In this last episode about calendar watches we wanted to take the time to focus on various ones that we find particularly interesting, beautiful, original or innovative.
Let’s start with the Perpetual Calendar with Equation of Time by Greubel Forsey. Why this one? Because it is in our eyes the most useful and legible perpetual calendar on the market today. This watch was conceived to be totally easy to read, easy to set and resistant to any bad manipulation. It integrates a mechanical computer able to program the determined cycle of the calendar. These two features asked an impressive work in terms of research and development. And just to give you an overview: that watch was officially available about two years after its launch. Even if Greubel Forsey wants its watches to be absolutely perfect when they leave the company, this duration proves that the challenge was significant.
The LM Perpetual from MB&F catches our eye first because of its look. As for its other Legacy Machines as Max Busser, the founder of the brand named them in honor of the most important watchmakers in history, the balance wheel overhands the whole movement that is visible from the front. And to succeed, the engineers had to extend the axis of the balance wheel in order to make it go through the whole movement. For this reason, it is one of the longest, even if not the longest one, on the market as it measures more than 1cm long. Out of this unexpected feature, the perpetual calendar mechanism integrates also a new system. It works the opposite way of usual systems. Normally, the mechanism is based on cycles of 31 days from which days are deduced to reach the good duration. On the MB&F LM Perpetual the principle is reversed. The basic months count 28 days and the system adds the needed ones.
Let’s switch to Bovet that introduced in January the Virtuoso VII. It is perpetual calendar watch with a very smart design. The time is displayed in the middle as all the calendar indications are positioned around it. Some of them as the day and the month are also printed on transparent discs to make appear partially the mechanic of the movement below.
In 2012, Blancpain introduced the Villeret Traditionnal Chinese Calendar, an amazing calendar counting 469 parts in total. In comparison a common movement has about 150 components. The traditional Chinese calendar takes into account the cycles of the sun and the moon.
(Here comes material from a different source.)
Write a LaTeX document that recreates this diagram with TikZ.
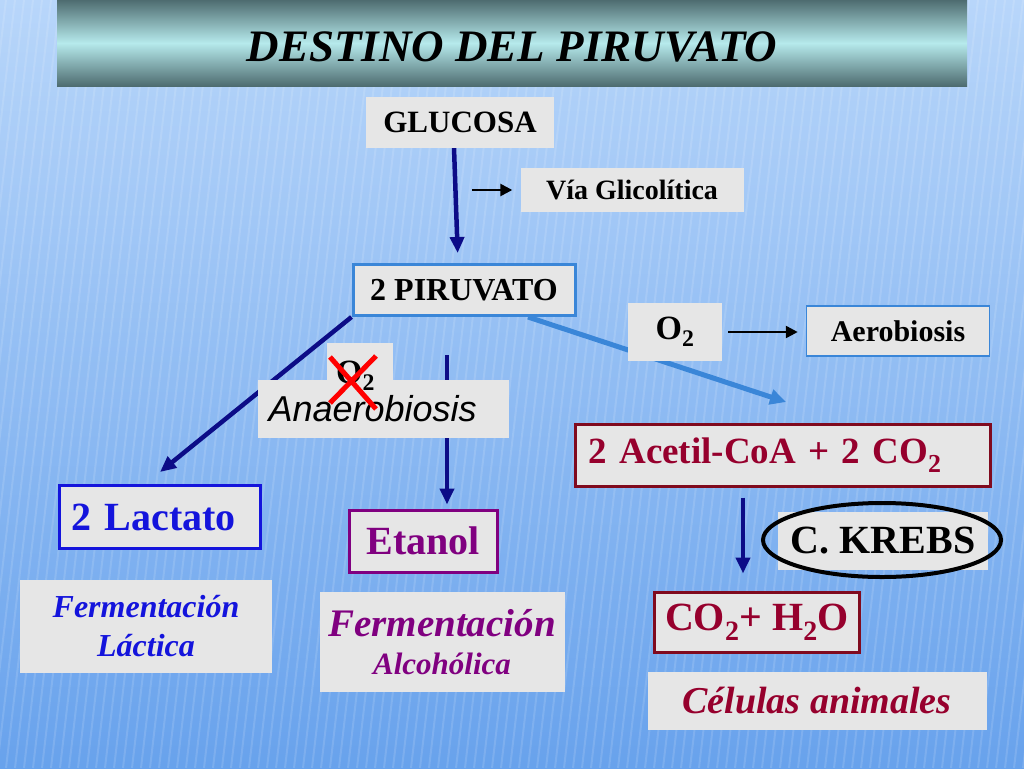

Thus, it is called as lunisolar calendar and works in a super complex way. This calendar is impressive because of all the irregularities it takes into account. For instance, years can count 12 or 13 months and the New Year begins always with the constellation fish. This is why the Chinese New Year happens still today between January and February instead of the 31 of December, even if China adopted the Gregorian, meaning Western, Calendar in 1912.
Switching to a table clock now, Parmigiani Fleurier introduced in 2010 a model with a based on a lunar calendar. Called hegirian or Islamic, its years are then shorter because lunar count 29,5 days on average. For this reason, longer years of 355 days instead of the usual 354 must are integrated. Within a period of 30 years for instance, 19 years are normal ones, and 11 are longer ones.
Finally, we wanted to put the light on a calendar watch that we find smart and cool at the same time. Launched a few years ago by the confidential brand A.Favre & Fils, the Phoenix has an exclusive big date system. The trick is that is visible on a large side of the dial with moving numbers turning inside. There is no equivalence and we find it quite aesthetic and refined. It is above all the proof that a calendar watch hasn’t to be uber complex to be chic.